Swearing can make us feel better
A new study claims that swearing can actually make us feel better.
Scientists studied the impact of swearing on 64 volunteers who were asked to place their hands into a tub of ice water for as long as they could. Then the psychologists at Keele University had volunteers repeat the exercise, but this time asking them to curse for all they were worth.
When the participants screamed obscenities, they felt the healing effect and were able to keep their hands in the ice-cold water for nearly a minute longer.

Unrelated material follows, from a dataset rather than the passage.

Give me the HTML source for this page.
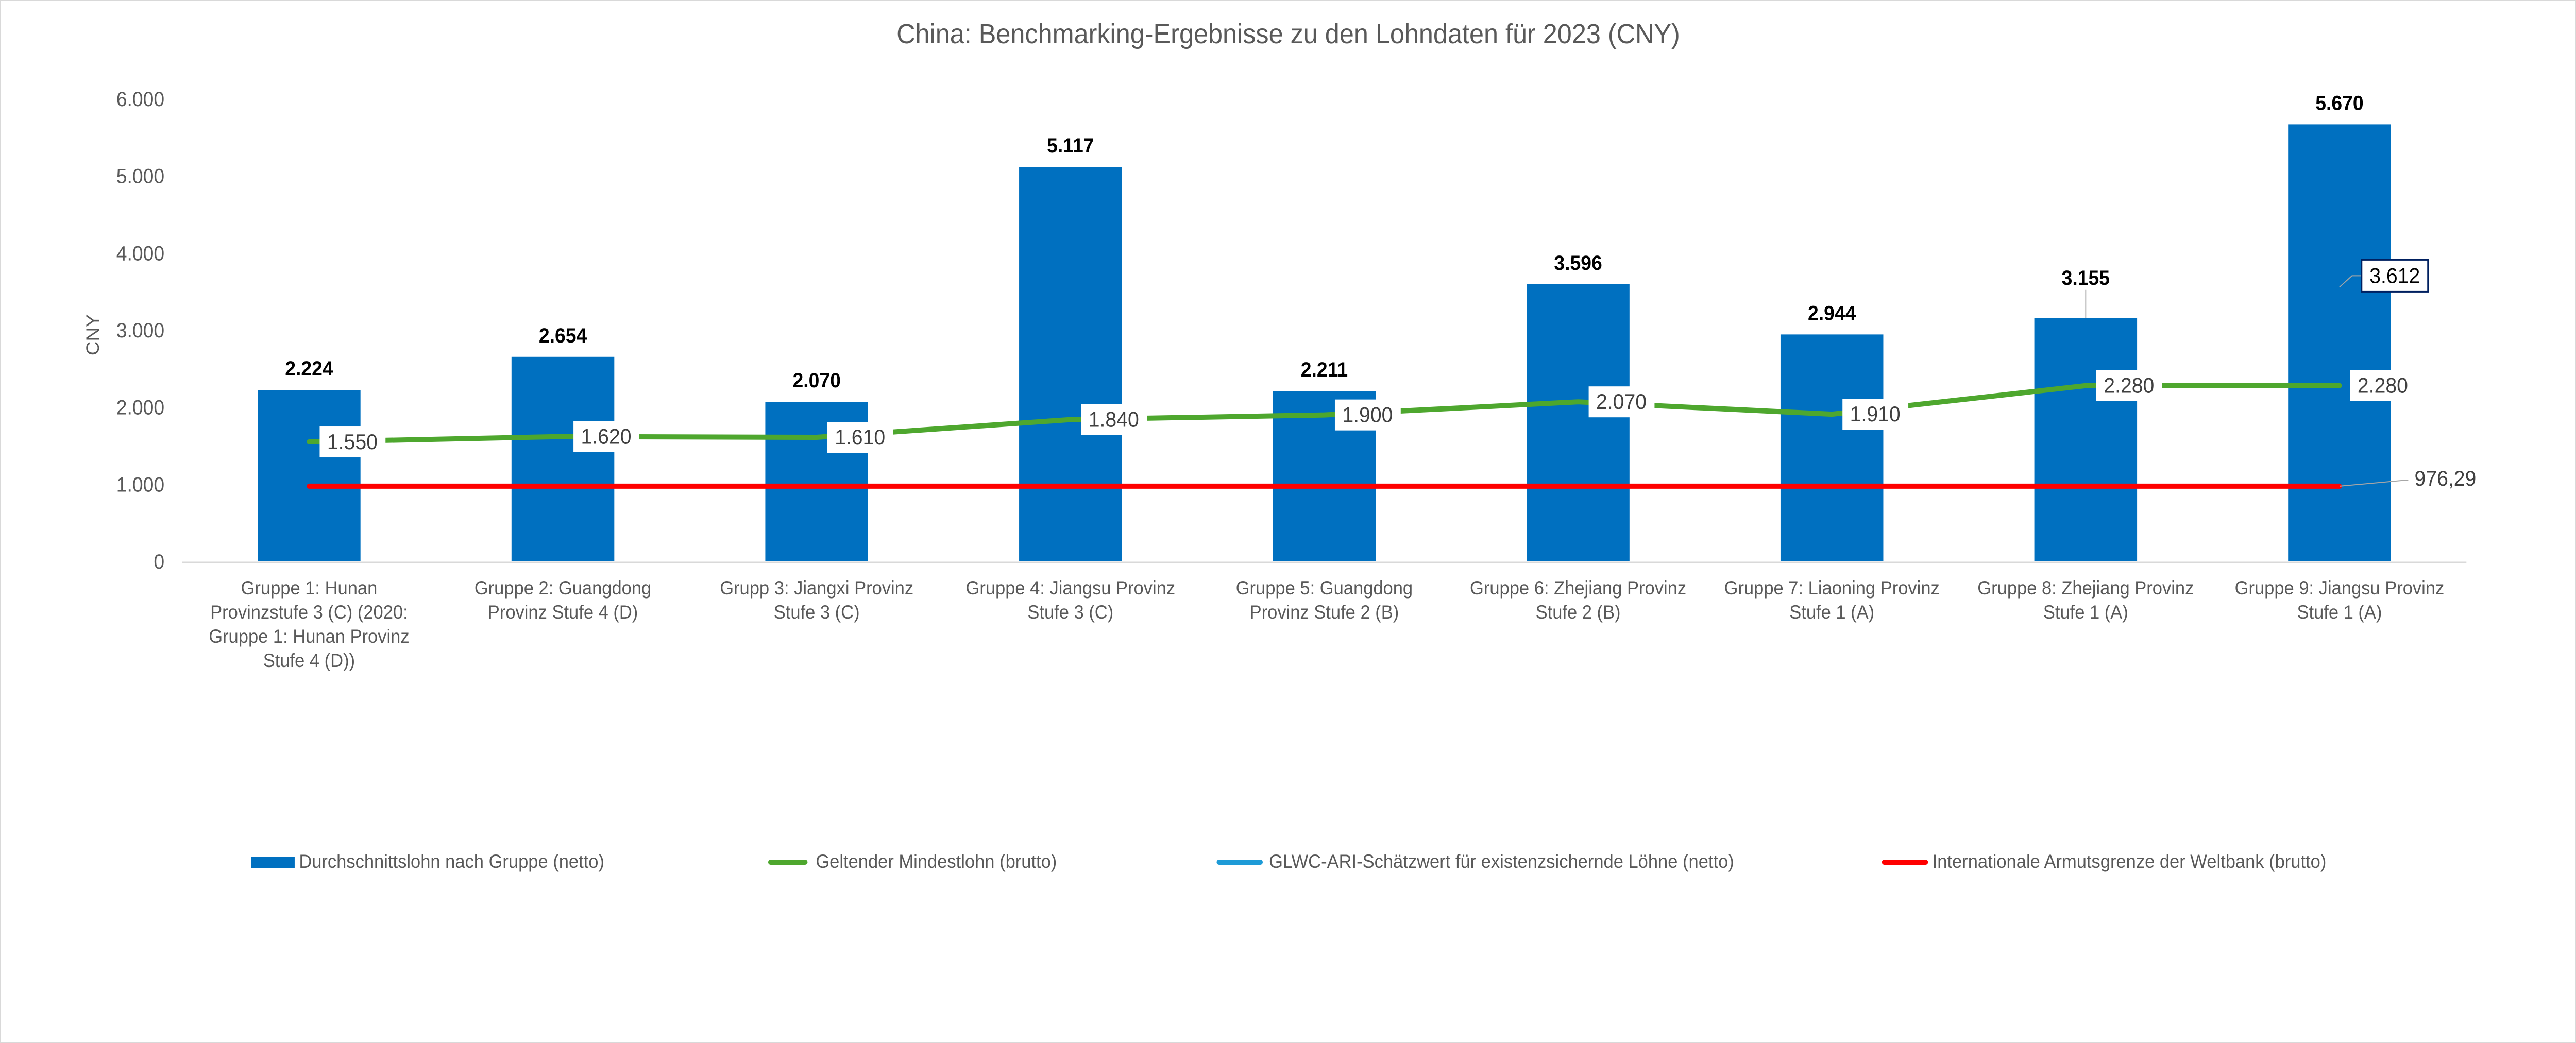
<!DOCTYPE html>
<html><head><meta charset="utf-8">
<style>
html,body{margin:0;padding:0;background:#fff;overflow:hidden;width:100vw;height:100vh;}
svg{display:block;font-family:"Liberation Sans",sans-serif;width:100vw;height:100vh;}
</style></head>
<body>
<svg id="chart" viewBox="0 0 5359 2025" preserveAspectRatio="none" xmlns="http://www.w3.org/2000/svg">
<rect x="1" y="1" width="5357" height="2023" fill="#fff" stroke="#d9d9d9" stroke-width="2"/>
<text x="2680" y="84" text-anchor="middle" font-size="54" fill="#595959">China: Benchmarking-Ergebnisse zu den Lohndaten für 2023 (CNY)</text>
<text transform="translate(206,650) rotate(-90)" text-anchor="middle" font-size="38" fill="#595959">CNY</text>
<g id="grid"></g>
<g id="bars"></g>
<g id="lines"></g>
<g id="labels"></g>
<g id="xlabels"></g>
<g id="legend" font-size="37" fill="#595959">
  <rect x="523" y="1663" width="90" height="23" fill="#0070C0"/>
  <text x="622" y="1685">Durchschnittslohn nach Gruppe (netto)</text>
  <line x1="1603" y1="1674" x2="1675" y2="1674" stroke="#4EA72E" stroke-width="10" stroke-linecap="round"/>
  <text x="1697" y="1685">Geltender Mindestlohn (brutto)</text>
  <line x1="2536" y1="1674" x2="2622" y2="1674" stroke="#1E9BD7" stroke-width="10" stroke-linecap="round"/>
  <text x="2640" y="1685">GLWC-ARI-Schätzwert für existenzsichernde Löhne (netto)</text>
  <line x1="3920" y1="1674" x2="4006" y2="1674" stroke="#FF0000" stroke-width="10" stroke-linecap="round"/>
  <text x="4020" y="1685">Internationale Armutsgrenze der Weltbank (brutto)</text>
</g>
</svg>
<script>
const categories = [
 ["Gruppe 1: Hunan","Provinzstufe 3 (C) (2020:","Gruppe 1: Hunan Provinz","Stufe 4 (D))"],
 ["Gruppe 2: Guangdong","Provinz Stufe 4 (D)"],
 ["Grupp 3: Jiangxi Provinz","Stufe 3 (C)"],
 ["Gruppe 4: Jiangsu Provinz","Stufe 3 (C)"],
 ["Gruppe 5: Guangdong","Provinz Stufe 2 (B)"],
 ["Gruppe 6: Zhejiang Provinz","Stufe 2 (B)"],
 ["Gruppe 7: Liaoning Provinz","Stufe 1 (A)"],
 ["Gruppe 8:  Zhejiang Provinz","Stufe 1 (A)"],
 ["Gruppe 9: Jiangsu Provinz","Stufe 1 (A)"]
];
const avgWage = [2224,2654,2070,5117,2211,3596,2944,3155,5670];
const avgWageLabels = ["2.224","2.654","2.070","5.117","2.211","3.596","2.944","3.155","5.670"];
const minWage = [1550,1620,1610,1840,1900,2070,1910,2280,2280];
const minWageLabels = ["1.550","1.620","1.610","1.840","1.900","2.070","1.910","2.280","2.280"];
const livingWage = [null,null,null,null,null,null,null,null,3612];
const livingWageLabels = ["","","","","","","","","3.612"];
const povertyLine = [976.29,976.29,976.29,976.29,976.29,976.29,976.29,976.29,976.29];
const povertyLabel = "976,29";
const yTicks = [0,1000,2000,3000,4000,5000,6000];
const yTickLabels = ["0","1.000","2.000","3.000","4.000","5.000","6.000"];

const NS="http://www.w3.org/2000/svg";
const X0=379, X1=5131, Y0=1090, YMAX=6000, YTOP=192;
const band=(X1-X0)/categories.length;
function xC(i){return X0+band*(i+0.5);}
function yV(v){return Y0-(v/YMAX)*(Y0-YTOP);}
function mk(tag,attrs,parent){const e=document.createElementNS(NS,tag);for(const k in attrs)e.setAttribute(k,attrs[k]);parent.appendChild(e);return e;}
const grid=document.getElementById('grid'),bars=document.getElementById('bars'),lines=document.getElementById('lines'),labels=document.getElementById('labels'),xl=document.getElementById('xlabels');

yTicks.forEach((t,i)=>{
 const tx=mk('text',{x:342,y:yV(t)+14,'text-anchor':'end','font-size':40,fill:'#595959'},grid);
 tx.textContent=yTickLabels[i];
 
 
});
const ax=mk('line',{x1:X0,y1:Y0+2,x2:X1,y2:Y0+2,stroke:'#d9d9d9','stroke-width':3},grid);



const bw=band*0.405;
avgWage.forEach((v,i)=>{
 const r=mk('rect',{x:xC(i)-bw/2,y:yV(v),width:bw,height:Y0-yV(v),fill:'#0070C0'},bars);
 
 
 const t=mk('text',{x:xC(i),y:yV(v)-(i===7?65:28),'text-anchor':'middle','font-size':40,'font-weight':'bold',fill:'#000'},labels);
 t.textContent=avgWageLabels[i];
 
 
 if(i===7){const l=mk('line',{x1:xC(i),y1:yV(v)-55,x2:xC(i),y2:yV(v),stroke:'#a6a6a6','stroke-width':2},labels);
  
  }
 categories[i].forEach((ln,j)=>{
  const tt=mk('text',{x:xC(i),y:1154+j*47,'text-anchor':'middle','font-size':37,fill:'#595959'},xl);
  tt.textContent=ln;
  
  
 });
});

const pp=povertyLine.map((v,i)=>xC(i)+','+yV(v)).join(' ');
const pl=mk('polyline',{points:pp,fill:'none',stroke:'#FF0000','stroke-width':10,'stroke-linecap':'round'},lines);


const mp=minWage.map((v,i)=>xC(i)+','+yV(v)).join(' ');
const ml=mk('polyline',{points:mp,fill:'none',stroke:'#4EA72E','stroke-width':10,'stroke-linecap':'round','stroke-linejoin':'round'},lines);



minWage.forEach((v,i)=>{
 const bx=xC(i)+22, by=yV(v)-30;
 const r=mk('rect',{x:bx,y:by,width:137,height:60,fill:'#fff'},labels);
 
 
 const t=mk('text',{x:bx+68,y:by+44,'text-anchor':'middle','font-size':42,fill:'#404040'},labels);
 t.textContent=minWageLabels[i];
 
 
});

livingWage.forEach((v,i)=>{
 if(v===null)return;
 const px=xC(i), py=yV(v);
 const l=mk('polyline',{points:(px)+','+(py+8)+' '+(px+26)+','+(py-14)+' '+(px+44)+','+(py-14),fill:'none',stroke:'#a6a6a6','stroke-width':2},labels);
 
 
 const r=mk('rect',{x:px+46,y:py-45,width:138,height:62,fill:'#fff',stroke:'#002060','stroke-width':3},labels);
 
 
 const t=mk('text',{x:px+115,y:py,'text-anchor':'middle','font-size':42,fill:'#000'},labels);
 t.textContent=livingWageLabels[i];
 
 
});

const lx=xC(8), ly=yV(povertyLine[8]);
const pll=mk('polyline',{points:lx+','+ly+' '+(lx+130)+','+(ly-11)+' '+(lx+143)+','+(ly-11),fill:'none',stroke:'#a6a6a6','stroke-width':2},labels);


const pt=mk('text',{x:lx+156,y:ly-1,'font-size':42,fill:'#404040'},labels);
pt.textContent=povertyLabel;


</script>
</body></html>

While we don’t know exactly their words of choice, bad language has a long and colourful history. Swear words were originally blasphemy, something so prevalent in ancient times God had to write a Commandment forbidding it. Even the term ‘bloody’ we use today is a corruption of ‘By your Lady’, a religious exclamation from the Middle Ages punishable by having your tongue removed.
So with such a high price to pay for cursing, no surprise human ingenuity quickly furnished us with a plethora of obscenities to ensure the Second Commandment remained unviolated.
However, tracing the genealogy of some curse words, such as the infamous f-word, has proved difficult.
Legend has it the word came from ‘Forced Unlawful Carnal Knowledge’ — the original term for rape — where as part of the punishment the perpetrator had the abbreviation branded on their forehead. Another myth suggests it came into usage during the plague when peasants were ordered to “Fornicate Under the Command of the King” to help boost a population that had been decimated.
However, few experts give credence to such urban myths. Especially given that the word was first recorded in the 16th century and very few acronyms predate the 20th century.
Regardless of its origin, after two centuries of everyday usage the f-word became taboo, and when DH Lawerence’s Lady Chatterley’s Lover became the first novel to use it in.